We trained a neural network with the above variables to PM2.5 monitoring data from the AQS network. The relationships between input variables and PM2.5 could be highly nonlinear with complex interactions. Neural networks have the potential to model any type of nonlinearity.71 , 72 The details of the neural network, such as its structure and training method were articulated in the supplementary material. All input variables covered the entire study area, but some of them were not available in early years or had higher proportions of missing values. Missing values were especially common in Terra and Aqua AOD data. To deal with the missing values problem and different temporal coverages, we adopted the following steps. We used a calibration method to fill in the missing values in Aqua AOD data from 2003 to 2012 and Terra AOD data from 2001 to 2012 based on the association of GEOS-Chem outputs and land-use terms with non-missing AOD.56 For the other variables with a low fraction of missing values, we interpolated at grid cells with missing values. Regarding temporal coverage, GEOS-Chem outputs, land-use terms, MODIS outputs, and meteorological variables were available throughout the study period. OMI data, Aqua AOD, and Terra AOD were unavailable in earlier years. For years with one or more unavailable variables, we fitted the model with the remaining available variables.
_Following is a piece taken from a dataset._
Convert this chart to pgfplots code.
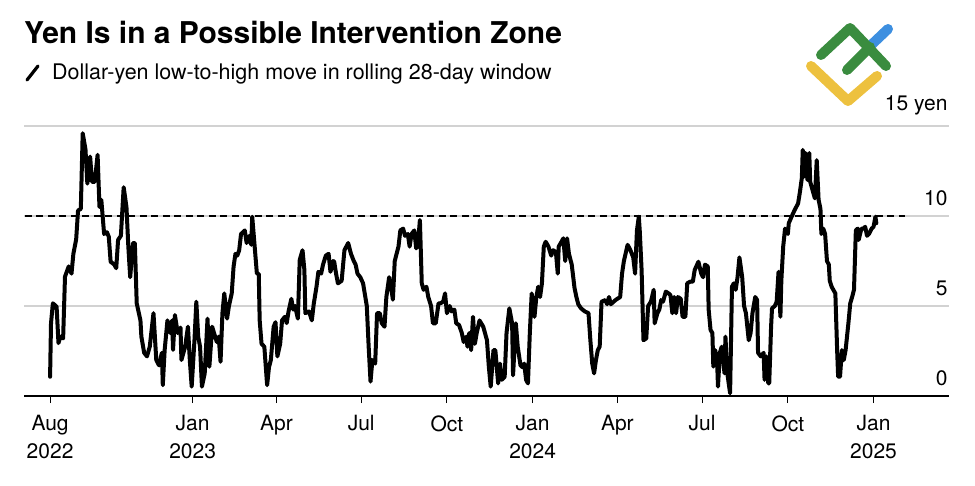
\documentclass[border=0pt]{standalone}
\usepackage{pgfplots}
\pgfplotsset{compat=1.18}
\usepackage{pgfplotstable}
\usepackage{fontspec}
\setmainfont{TeX Gyre Heros}
\definecolor{gridgray}{HTML}{D2D2D2}
\definecolor{logogreen}{HTML}{3A8C3F}
\definecolor{logoblue}{HTML}{3D8FE0}
\definecolor{logoyellow}{HTML}{EDC13F}
\pgfplotstableread{
day val
0 1.07
1 4.05
3 5.15
7 4.96
9 2.94
11 3.3
14 3.2
16 6.63
20 7.2
23 6.8
25 7.9
28 8.7
30 10.3
33 10.4
35 14.6
38 13.7
40 11.8
43 13.3
45 11.9
48 11.9
51 13.4
53 10.5
55 10.9
58 9.0
61 9.1
63 8.85
65 7.46
69 7.3
71 7.1
73 8.67
76 8.9
79 11.6
82 10.5
84 8.3
86 6.6
89 8.5
91 8.5
93 5.15
97 4.2
98 3.3
101 2.4
104 2.2
107 2.74
111 4.6
114 2.0
117 1.7
120 2.4
121 0.6
123 2.56
126 4.2
129 3.5
131 4.2
132 2.56
134 4.5
137 3.5
140 3.8
141 2.0
145 2.74
148 3.85
150 2.0
152 0.52
155 3.1
157 5.24
159 3.3
161 2.74
163 0.52
166 1.26
169 4.3
171 1.63
174 3.85
176 3.5
179 3.0
181 3.3
183 1.9
185 4.6
187 5.7
190 4.3
192 5.0
195 5.7
197 7.2
199 7.9
201 7.8
203 8.1
205 9.0
209 9.2
211 8.5
214 8.9
216 8.4
217 9.96
219 8.7
222 6.8
224 6.8
225 4.2
227 2.9
230 2.74
233 0.6
235 1.6
237 2.0
240 3.85
242 4.1
244 2.2
247 2.9
249 4.2
252 4.4
254 4.05
256 4.7
259 5.4
261 4.8
263 5.0
266 4.3
268 7.56
271 8.1
273 7.0
274 4.6
278 4.7
281 4.2
283 5.1
286 6.07
288 6.9
291 6.8
293 7.3
296 7.8
299 7.9
301 6.9
304 7.5
305 7.46
307 6.8
309 6.26
313 6.4
316 8.1
320 8.5
323 7.9
326 7.5
328 7.3
330 6.8
333 6.6
336 6.26
340 5.0
342 2.74
344 0.8
346 2.0
349 1.8
351 4.6
354 4.6
356 4.05
359 3.85
361 5.5
364 6.6
366 6.07
368 5.35
370 7.5
374 8.3
376 9.2
379 9.3
381 8.9
384 9.0
386 8.3
388 9.0
391 9.2
393 8.2
395 8.5
397 9.78
399 6.26
401 5.9
404 6.07
406 5.5
409 5.0
411 4.04
414 4.04
417 5.15
419 5.15
422 5.24
424 5.7
426 4.6
429 5.0
431 4.7
434 4.8
436 4.04
439 3.95
442 3.5
444 3.0
447 3.3
448 2.74
450 3.5
452 2.55
454 4.4
456 2.9
458 3.5
461 4.2
465 3.85
469 3.1
471 1.63
473 0.52
476 2.55
478 2.55
481 0.7
483 1.8
485 0.9
488 1.07
490 3.5
493 4.87
496 4.04
497 1.15
500 4.04
502 2.74
505 1.7
507 1.6
509 1.8
511 0.9
513 0.7
515 3.5
517 5.7
520 4.4
522 5.5
524 6.07
526 5.5
528 6.26
530 8.3
532 8.57
535 8.3
538 7.8
540 8.1
543 8.0
545 6.8
546 8.3
549 8.57
551 8.76
553 7.5
555 8.76
557 7.9
560 7.3
563 6.0
565 5.5
567 5.1
570 4.87
574 4.7
578 4.6
580 3.1
582 1.8
584 1.26
586 2.0
588 2.55
590 2.74
592 5.24
596 5.33
598 5.1
600 5.5
602 5.1
605 5.24
607 5.33
609 5.4
612 5.5
614 6.8
616 7.5
620 8.4
623 8.1
626 7.7
628 6.8
630 9.2
632 9.96
633 9.2
635 7.0
637 3.1
640 3.2
642 5.0
645 5.24
648 5.9
649 4.04
652 4.6
654 4.8
656 5.33
658 5.24
661 5.8
664 5.7
666 5.6
668 4.6
670 5.5
672 4.6
674 5.5
677 5.4
679 4.4
682 4.4
684 6.26
687 6.35
690 6.35
692 7.0
696 7.46
699 6.8
701 6.6
703 7.3
706 7.2
707 4.8
709 3.67
711 3.5
712 1.63
714 2.55
716 2.0
717 0.52
719 2.4
721 2.74
724 1.26
725 3.3
727 1.26
730 0.15
732 6.07
734 6.26
736 5.9
738 6.6
740 7.7
743 6.6
745 5.0
747 4.6
750 3.1
752 3.5
754 4.6
757 5.5
759 5.33
760 2.4
763 2.2
766 2.4
767 0.9
769 2.2
771 0.7
772 0.7
774 3.85
775 4.87
778 5.0
780 5.24
782 6.9
784 4.4
785 6.4
787 8.3
789 9.3
792 9.0
793 9.6
796 9.96
799 10.3
803 10.7
805 11.35
807 12.1
808 13.67
810 12.2
811 13.5
813 12.0
815 13.5
816 11.9
819 11.35
821 10.98
823 13.1
825 10.9
827 10.4
828 9.0
830 9.3
832 9.0
834 7.5
836 7.3
837 6.4
839 6.07
843 5.7
845 2.4
846 1.07
848 1.07
850 2.55
852 2.0
854 2.55
857 4.04
859 5.15
861 5.5
863 5.9
865 9.2
867 9.3
868 8.67
871 9.3
873 9.3
875 9.4
877 8.9
879 9.0
882 9.3
884 9.4
886 9.96
887 9.6
}\yendata
\begin{document}
\begin{tikzpicture}
\path[use as bounding box] (0pt,0pt) rectangle (975pt,-485pt);
% title and subtitle
\node[anchor=base west, inner sep=0pt, font=\fontsize{30}{36}\selectfont\bfseries] at (24pt,-43pt) {Yen Is in a Possible Intervention Zone};
\draw[line width=3.2pt, line cap=round] (27pt,-80pt) -- (38pt,-66pt);
\node[anchor=base west, inner sep=0pt, font=\fontsize{21.5}{26}\selectfont] at (52pt,-79pt) {Dollar-yen low-to-high move in rolling 28-day window};
% logo
\draw[logoyellow, line width=10pt, line cap=round, line join=round] (811pt,-66pt) -- (848pt,-101pt) -- (877pt,-76pt);
\draw[logoblue, line width=10pt, line cap=round] (868pt,-48pt) -- (888pt,-29pt);
\draw[logogreen, line width=10pt, line cap=round, line join=round] (821pt,-55pt) -- (850pt,-28pt) -- (886pt,-66pt);
\draw[logogreen, line width=10pt, line cap=round] (847pt,-70pt) -- (870pt,-47pt);
\begin{axis}[
  at={(24pt,-396pt)}, anchor=south west,
  scale only axis, width=925pt, height=270pt,
  xmin=-28, xmax=965, ymin=0, ymax=15,
  clip=false,
  axis x line*=bottom, axis y line*=right,
  x axis line style={line width=1.6pt, black},
  y axis line style={draw=none},
  xtick={0,153,243,334,426,518,609,700,792,884},
  xticklabels={{Aug\\2022},{Jan\\2023},Apr,Jul,Oct,{Jan\\2024},Apr,Jul,Oct,{Jan\\2025}},
  xticklabel style={font=\fontsize{21}{27.5}\selectfont, align=center, anchor=north, yshift=-9pt},
  tick align=outside,
  x tick style={line width=1pt, black},
  xtick pos=bottom,
  major tick length=7pt,
  ytick={0,5,10,15},
  yticklabels={0,5,10,15 yen},
  y tick style={draw=none},
  yticklabel pos=right,
  yticklabel style={font=\fontsize{21}{24}\selectfont, anchor=south east, xshift=-5pt, yshift=7pt},
  ymajorgrids, grid style={gridgray, line width=1.5pt},
]
\addplot[black, line width=2pt, dash pattern=on 7pt off 4.5pt] coordinates {(-27,10) (918,10)};
\addplot[black, line width=4pt, line join=round, line cap=round] table[x=day, y=val] {\yendata};
\end{axis}
\end{tikzpicture}
\end{document}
Most previous studies used only in situ variables for modeling. However, information from a neighboring cell can be informative as well. For example, nearby road density, forest coverage and other land-use variables as well as nearby PM2.5 measurements either influence or correlate with local PM2.5 measurements. They are informative for modeling and can improve model performance. We accounted for spatial correlation by using convolutional layers in the neural network.73 A convolutional layer is computed by applying a convolution kernel on an input layer. Values from neighboring cells are combined through the use of the kernel function. The kernel takes the form a function (e.g. weighted average with Gaussian weights based on distance) that produces a scalar estimate from the multidimensional inputs. A convolution layer aggregates nearby information and can simulate some form of autocorrelation. We included convolutional layers for land-use terms and nearby PM2.5 measurements as additional predictor variables to account for spatial autocorrelation. Multiple convolution layers were incorporated to allow the neural network to model even more complex autocorrelation or possible interaction with other variables (Supplementary material). In addition to nearby grid cells, observations from nearby days for the same grid cell can be also informative. To incorporate this, we first fitted a neural network and obtained an initial prediction for PM2.5. We then computed temporal convolution layers and fitted the neural network again with them (Figure S5).
To validate model results and avoid overfitting, we used 10-fold cross-validation, in which all monitoring sites were randomly divided into 10%-90% splits. The model was trained with 90% of data and predicted PM2.5 at the remaining 10%. The same process was repeated for other splits. Assembling predicted PM2.5 at ten 10% testing sets yielded predicted PM2.5 for all the monitors. We computed correlation between predicted PM2.5 and monitored PM2.5. Spatial and temporal R2s were also calculated. Details of calculating R2 have been specified in the supplementary material.
The trained neural network was then used to make dailyPM2.5 predictions for each gridcell (1 km×1 km) for each day.
All programming was implemented in Matlab (version 2014a, The MathWorks, Inc.).